• [The request] Read the lines that follow and pick out every one containing the word "with".

↓

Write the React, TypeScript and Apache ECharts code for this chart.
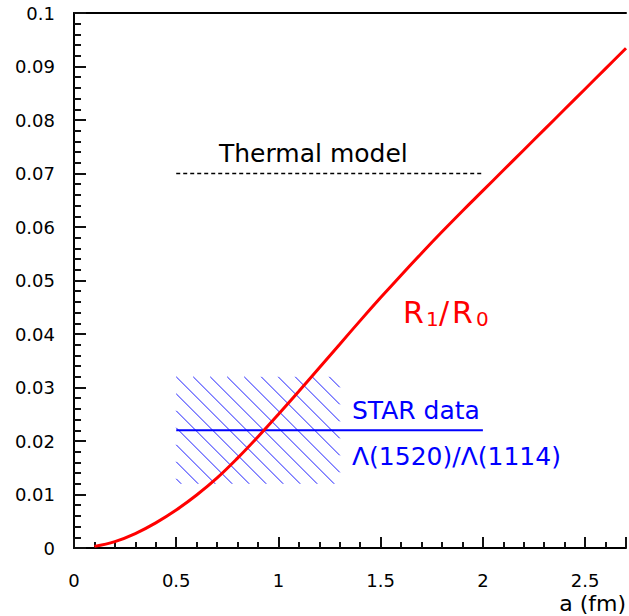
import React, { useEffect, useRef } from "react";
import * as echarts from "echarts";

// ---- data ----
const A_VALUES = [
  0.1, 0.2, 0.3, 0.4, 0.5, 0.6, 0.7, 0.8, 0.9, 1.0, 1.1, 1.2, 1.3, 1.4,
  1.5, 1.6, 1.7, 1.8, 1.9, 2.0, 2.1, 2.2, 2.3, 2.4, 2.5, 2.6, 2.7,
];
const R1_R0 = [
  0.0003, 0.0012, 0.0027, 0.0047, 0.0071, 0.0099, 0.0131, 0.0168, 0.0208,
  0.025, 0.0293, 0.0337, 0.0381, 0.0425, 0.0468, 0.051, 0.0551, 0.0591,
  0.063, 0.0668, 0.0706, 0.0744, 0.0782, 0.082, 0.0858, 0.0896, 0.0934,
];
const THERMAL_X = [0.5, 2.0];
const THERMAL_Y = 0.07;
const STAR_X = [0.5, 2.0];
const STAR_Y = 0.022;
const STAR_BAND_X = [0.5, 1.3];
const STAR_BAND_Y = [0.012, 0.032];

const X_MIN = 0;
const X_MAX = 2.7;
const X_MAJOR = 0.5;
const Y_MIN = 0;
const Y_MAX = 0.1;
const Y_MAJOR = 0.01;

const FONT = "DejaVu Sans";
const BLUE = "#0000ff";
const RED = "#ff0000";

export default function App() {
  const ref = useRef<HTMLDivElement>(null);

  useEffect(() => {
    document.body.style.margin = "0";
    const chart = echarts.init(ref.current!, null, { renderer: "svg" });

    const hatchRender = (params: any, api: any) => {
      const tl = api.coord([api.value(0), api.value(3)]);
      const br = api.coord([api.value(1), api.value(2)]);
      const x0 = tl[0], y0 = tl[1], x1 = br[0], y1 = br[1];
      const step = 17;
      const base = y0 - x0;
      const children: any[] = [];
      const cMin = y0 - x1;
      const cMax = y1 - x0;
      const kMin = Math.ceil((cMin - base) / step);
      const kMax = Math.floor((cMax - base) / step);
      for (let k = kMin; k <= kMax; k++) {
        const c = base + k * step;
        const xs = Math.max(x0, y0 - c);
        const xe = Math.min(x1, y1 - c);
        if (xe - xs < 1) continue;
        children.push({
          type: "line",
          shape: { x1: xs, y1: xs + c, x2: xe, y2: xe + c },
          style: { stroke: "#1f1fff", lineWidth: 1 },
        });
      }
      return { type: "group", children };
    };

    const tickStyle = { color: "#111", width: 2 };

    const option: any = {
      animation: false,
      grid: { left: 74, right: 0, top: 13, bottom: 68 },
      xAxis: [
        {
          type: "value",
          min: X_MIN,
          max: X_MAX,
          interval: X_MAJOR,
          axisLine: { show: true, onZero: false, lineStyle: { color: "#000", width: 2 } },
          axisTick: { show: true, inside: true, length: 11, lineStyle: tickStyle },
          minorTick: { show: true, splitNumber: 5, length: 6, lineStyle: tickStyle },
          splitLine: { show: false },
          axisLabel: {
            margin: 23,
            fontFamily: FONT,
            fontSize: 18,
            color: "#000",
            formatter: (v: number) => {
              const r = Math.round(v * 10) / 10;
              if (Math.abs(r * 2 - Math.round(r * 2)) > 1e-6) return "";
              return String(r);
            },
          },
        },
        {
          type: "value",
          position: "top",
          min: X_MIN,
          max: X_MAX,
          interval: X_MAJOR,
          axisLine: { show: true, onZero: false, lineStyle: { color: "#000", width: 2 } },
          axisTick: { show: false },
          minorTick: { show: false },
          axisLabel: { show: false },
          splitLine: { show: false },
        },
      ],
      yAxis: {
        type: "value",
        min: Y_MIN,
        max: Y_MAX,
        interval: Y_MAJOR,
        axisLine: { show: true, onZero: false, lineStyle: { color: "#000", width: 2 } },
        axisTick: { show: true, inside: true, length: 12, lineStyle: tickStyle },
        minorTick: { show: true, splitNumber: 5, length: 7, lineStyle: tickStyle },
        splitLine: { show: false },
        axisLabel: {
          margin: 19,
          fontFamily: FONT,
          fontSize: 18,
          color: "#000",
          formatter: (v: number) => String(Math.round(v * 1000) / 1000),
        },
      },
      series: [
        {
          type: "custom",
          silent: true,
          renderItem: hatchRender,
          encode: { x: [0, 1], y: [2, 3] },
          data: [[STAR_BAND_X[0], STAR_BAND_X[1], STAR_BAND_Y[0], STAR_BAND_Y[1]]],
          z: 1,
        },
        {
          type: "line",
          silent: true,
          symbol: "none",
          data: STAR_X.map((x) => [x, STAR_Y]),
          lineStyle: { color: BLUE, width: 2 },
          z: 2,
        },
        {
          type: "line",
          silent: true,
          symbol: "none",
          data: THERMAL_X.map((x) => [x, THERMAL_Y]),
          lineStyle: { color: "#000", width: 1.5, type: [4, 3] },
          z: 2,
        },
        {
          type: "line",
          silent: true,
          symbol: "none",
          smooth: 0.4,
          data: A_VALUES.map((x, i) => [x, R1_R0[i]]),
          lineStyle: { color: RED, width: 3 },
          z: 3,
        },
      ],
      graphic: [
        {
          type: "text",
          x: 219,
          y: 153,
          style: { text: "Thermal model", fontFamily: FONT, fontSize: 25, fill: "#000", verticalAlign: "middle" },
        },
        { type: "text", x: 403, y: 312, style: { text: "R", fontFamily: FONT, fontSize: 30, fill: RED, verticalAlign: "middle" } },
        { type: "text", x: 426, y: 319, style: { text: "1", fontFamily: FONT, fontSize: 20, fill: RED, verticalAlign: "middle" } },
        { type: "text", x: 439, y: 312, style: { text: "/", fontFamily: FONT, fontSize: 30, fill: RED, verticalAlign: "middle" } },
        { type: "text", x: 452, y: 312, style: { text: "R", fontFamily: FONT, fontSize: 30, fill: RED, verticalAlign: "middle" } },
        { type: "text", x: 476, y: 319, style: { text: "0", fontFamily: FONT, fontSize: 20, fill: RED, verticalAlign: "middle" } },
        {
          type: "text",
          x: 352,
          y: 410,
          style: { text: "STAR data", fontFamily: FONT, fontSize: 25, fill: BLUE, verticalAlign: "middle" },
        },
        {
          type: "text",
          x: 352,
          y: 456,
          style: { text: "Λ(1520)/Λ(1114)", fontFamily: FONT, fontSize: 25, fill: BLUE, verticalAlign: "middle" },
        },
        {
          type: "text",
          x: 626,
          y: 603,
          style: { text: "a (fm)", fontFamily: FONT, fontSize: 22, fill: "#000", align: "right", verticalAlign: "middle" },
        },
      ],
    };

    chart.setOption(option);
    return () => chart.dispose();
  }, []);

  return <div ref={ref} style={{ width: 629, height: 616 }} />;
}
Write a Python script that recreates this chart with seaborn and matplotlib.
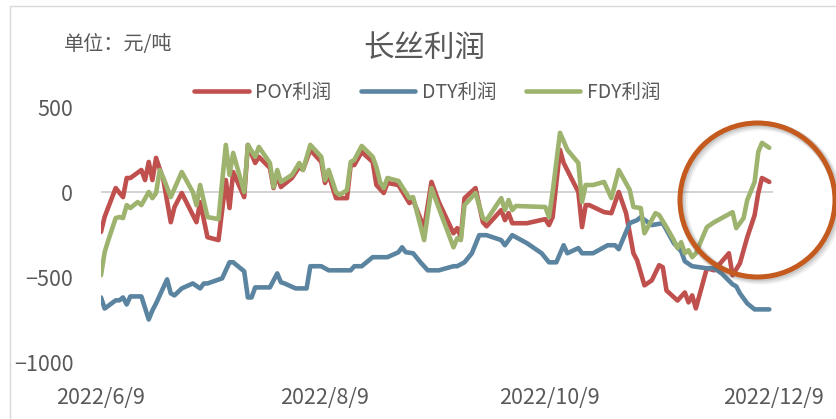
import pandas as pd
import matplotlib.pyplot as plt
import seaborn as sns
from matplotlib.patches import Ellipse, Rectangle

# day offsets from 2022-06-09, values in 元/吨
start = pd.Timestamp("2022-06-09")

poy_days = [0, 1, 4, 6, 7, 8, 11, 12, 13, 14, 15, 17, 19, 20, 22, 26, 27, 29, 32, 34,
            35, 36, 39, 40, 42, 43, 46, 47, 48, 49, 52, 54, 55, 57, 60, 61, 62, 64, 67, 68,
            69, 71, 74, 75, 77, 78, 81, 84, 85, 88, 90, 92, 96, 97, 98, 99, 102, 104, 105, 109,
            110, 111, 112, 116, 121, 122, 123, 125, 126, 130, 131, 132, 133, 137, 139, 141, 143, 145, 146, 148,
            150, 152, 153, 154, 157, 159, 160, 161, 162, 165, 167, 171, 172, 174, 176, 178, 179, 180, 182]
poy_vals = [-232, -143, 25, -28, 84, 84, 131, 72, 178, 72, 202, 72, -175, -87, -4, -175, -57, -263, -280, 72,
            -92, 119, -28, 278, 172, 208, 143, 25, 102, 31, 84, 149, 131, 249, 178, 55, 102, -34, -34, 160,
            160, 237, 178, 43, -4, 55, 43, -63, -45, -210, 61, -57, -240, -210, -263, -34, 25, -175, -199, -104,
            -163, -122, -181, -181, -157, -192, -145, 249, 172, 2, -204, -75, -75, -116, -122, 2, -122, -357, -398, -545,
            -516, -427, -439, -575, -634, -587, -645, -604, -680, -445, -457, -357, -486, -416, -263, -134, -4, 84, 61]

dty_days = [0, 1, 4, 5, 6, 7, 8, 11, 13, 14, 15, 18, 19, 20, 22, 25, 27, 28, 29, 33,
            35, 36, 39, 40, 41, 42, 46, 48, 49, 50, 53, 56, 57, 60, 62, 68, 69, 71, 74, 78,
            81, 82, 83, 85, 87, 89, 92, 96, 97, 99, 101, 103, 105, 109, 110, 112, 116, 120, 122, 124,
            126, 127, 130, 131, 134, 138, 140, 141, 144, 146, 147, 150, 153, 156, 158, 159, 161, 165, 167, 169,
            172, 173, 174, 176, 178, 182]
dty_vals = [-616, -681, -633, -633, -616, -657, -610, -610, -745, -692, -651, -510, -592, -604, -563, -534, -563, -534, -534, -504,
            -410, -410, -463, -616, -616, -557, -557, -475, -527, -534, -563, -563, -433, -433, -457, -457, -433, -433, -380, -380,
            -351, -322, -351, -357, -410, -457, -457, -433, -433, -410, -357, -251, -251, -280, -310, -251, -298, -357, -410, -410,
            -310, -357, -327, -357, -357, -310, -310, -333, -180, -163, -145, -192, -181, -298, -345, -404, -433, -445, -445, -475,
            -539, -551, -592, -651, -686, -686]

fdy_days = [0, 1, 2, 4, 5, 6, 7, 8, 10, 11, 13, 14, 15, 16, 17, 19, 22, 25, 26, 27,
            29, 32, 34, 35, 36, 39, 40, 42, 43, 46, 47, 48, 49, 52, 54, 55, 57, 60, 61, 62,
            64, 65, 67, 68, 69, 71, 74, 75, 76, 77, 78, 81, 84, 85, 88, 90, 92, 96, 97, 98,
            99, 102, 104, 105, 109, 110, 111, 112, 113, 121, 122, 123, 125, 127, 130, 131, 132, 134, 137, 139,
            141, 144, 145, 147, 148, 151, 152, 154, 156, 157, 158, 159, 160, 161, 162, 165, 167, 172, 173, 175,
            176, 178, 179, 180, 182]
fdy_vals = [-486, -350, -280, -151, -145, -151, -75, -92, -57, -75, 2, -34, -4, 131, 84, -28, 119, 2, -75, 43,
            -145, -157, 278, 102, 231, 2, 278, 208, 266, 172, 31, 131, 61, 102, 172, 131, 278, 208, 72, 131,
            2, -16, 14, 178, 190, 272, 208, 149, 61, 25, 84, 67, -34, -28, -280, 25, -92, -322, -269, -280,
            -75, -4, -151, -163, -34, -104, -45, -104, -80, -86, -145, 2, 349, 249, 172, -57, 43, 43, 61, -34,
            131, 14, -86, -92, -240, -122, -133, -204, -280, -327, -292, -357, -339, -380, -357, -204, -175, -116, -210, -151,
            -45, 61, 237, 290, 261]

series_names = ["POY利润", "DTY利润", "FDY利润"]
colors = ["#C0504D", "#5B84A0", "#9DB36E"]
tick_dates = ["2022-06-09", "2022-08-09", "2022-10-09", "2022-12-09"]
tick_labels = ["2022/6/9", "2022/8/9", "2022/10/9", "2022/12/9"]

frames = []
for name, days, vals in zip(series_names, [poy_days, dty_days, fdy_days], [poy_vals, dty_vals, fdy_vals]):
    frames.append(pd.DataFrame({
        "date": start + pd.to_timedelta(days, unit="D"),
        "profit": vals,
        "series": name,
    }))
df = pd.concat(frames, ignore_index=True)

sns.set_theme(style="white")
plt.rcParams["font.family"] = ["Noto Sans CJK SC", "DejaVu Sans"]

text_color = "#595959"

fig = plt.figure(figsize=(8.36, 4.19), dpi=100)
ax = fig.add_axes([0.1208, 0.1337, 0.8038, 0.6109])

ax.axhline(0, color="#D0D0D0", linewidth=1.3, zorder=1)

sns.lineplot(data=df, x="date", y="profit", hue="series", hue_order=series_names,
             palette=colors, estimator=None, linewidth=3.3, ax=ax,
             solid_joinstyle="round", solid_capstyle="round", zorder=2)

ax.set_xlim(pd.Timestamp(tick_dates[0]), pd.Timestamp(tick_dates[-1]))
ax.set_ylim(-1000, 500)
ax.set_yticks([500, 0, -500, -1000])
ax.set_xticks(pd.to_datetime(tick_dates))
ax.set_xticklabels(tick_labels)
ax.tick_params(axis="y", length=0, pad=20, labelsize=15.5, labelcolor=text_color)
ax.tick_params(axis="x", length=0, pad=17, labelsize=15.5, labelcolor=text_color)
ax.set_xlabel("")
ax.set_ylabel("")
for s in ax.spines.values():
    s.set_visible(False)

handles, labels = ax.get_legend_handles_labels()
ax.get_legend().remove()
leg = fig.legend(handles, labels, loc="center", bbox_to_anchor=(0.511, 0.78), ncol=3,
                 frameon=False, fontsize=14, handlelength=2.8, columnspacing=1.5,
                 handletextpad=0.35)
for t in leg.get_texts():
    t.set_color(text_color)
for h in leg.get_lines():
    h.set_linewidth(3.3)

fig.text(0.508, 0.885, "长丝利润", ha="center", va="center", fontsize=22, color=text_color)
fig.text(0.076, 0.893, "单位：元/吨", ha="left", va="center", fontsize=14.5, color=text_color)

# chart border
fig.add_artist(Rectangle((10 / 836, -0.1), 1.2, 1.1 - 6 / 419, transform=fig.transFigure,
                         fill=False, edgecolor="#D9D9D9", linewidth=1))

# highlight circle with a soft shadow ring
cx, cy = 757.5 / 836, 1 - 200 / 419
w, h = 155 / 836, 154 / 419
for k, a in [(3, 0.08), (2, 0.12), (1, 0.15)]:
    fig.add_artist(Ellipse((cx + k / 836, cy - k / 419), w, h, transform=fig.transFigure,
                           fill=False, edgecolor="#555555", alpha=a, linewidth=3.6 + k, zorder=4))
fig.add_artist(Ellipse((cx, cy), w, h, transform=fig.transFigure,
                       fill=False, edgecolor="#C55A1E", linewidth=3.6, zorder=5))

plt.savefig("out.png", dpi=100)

↑

• [The response]
Write a Python script that recreates this chart with seaborn and matplotlib.
# highlight circle with a soft shadow ring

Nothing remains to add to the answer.